Excel. I export an abbreviated dataset (MLS#,Address, Sale Date, sale price, concessions). Import into Excel; sort by Sale Date (newest first); highlight those from the past 12 months; sort by Address and Sale Date. Scroll down looking for highlighted rows, then check to see if there is a pair. Gets fairly quick with practice.
 
Does anyone else find this embarrassing? Appraisers on this forum and others asking why and how to explain their adjustments? Sad.

It's basically admitting that you make up your adjustments....the powers to be are not falling for the....it's in my workfile....
I used matched pairs....bs

FWIW....Fannie freddie FHA....stop artificially propping up the market....rate buy downs.
 
Does anyone else find this embarrassing? Appraisers on this forum and others asking why and how to explain their adjustments? Sad.

It's basically admitting that you make up your adjustments....the powers to be are not falling for the....it's in my workfile....
I used matched pairs....bs

FWIW....Fannie freddie FHA....stop artificially propping up the market....rate buy downs.

It seems they are falling for it because the GSEs continue to accept most appraisal reports from Class, Clear Capital, and Solidfi. Additionally, most of these appraisals include a statement indicating that adjustments were derived from matched pairs.
 
Does anyone else find this embarrassing? Appraisers on this forum and others asking why and how to explain their adjustments? Sad.
I thought that is what the forum was for? You don't sound arrogant at all BTW.
 
As have many others. Haven't used Appraiser Genie, but are you saying their market analysis is NOT linear?
Not sure. I tried it out 10 years ago. Super nice guy. When it spit out GLA adjustments of over 100 per sqft for homes at 250k...and then said that appraisers are not adjusting high enough, I decided to not use it.

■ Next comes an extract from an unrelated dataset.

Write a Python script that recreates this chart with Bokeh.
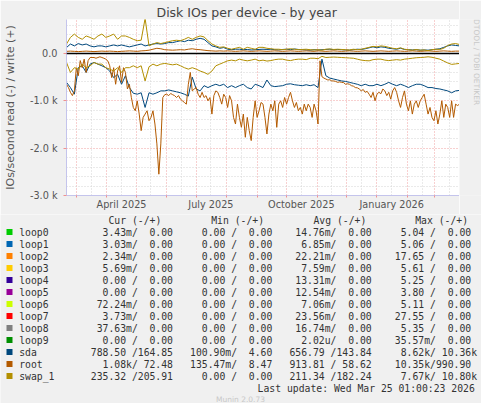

That's why I like synapse model feature. I also mainly use synapse to support my market based adjustments and to avoid uw AMC rejections.
 
Not sure. I tried it out 10 years ago. Super nice guy. When it spit out GLA adjustments of over 100 per sqft for homes at 250k...and then said that appraisers are not adjusting high enough, I decided to not use it.


That's why I like synapse model feature. I also mainly use synapse to support my market based adjustments and to avoid uw AMC rejections.
Last I checked, Synapse's market analysis was linear. Is that not the case any more?
 
Many of these models depend on group-paired methods, linear regression, and similar techniques, which can be effective in simple or predictable markets. However, they often struggle when faced with more complex or moderately challenging market conditions. It is also important to consider factors such as condition and quality, which most of these models do not incorporate effectively.
 
I just do not understand what appraisers dropping that crap in a report hope to gain. There are at least 10 different methods reported in the first adjustment in the OP exhibit. Imagine sitting before your State board being asked to walk through each of those methods and explain what data they relied on, how each works, and how you selected one of the dozens of indications that were suggested...and then do that for each adjustment. The requirement is to support your adjustment, a bar I find rather low. There is nothing that suggests your adjustment even has to be "correct", just supported. The proposed methodology takes the downside of not understanding what you are doing or why you are doing it and compounds it tenfold. You still don't have a clue, but you have support for it in spades!
 
IMO - if you can't at the very least run a single variate regression in Excel - and understand the meaning of the terms of the regression (p values, T scores, R, R2, positive and negative correlation, residuals) - you probably shouldn't be using the 'automated' analysis software(s).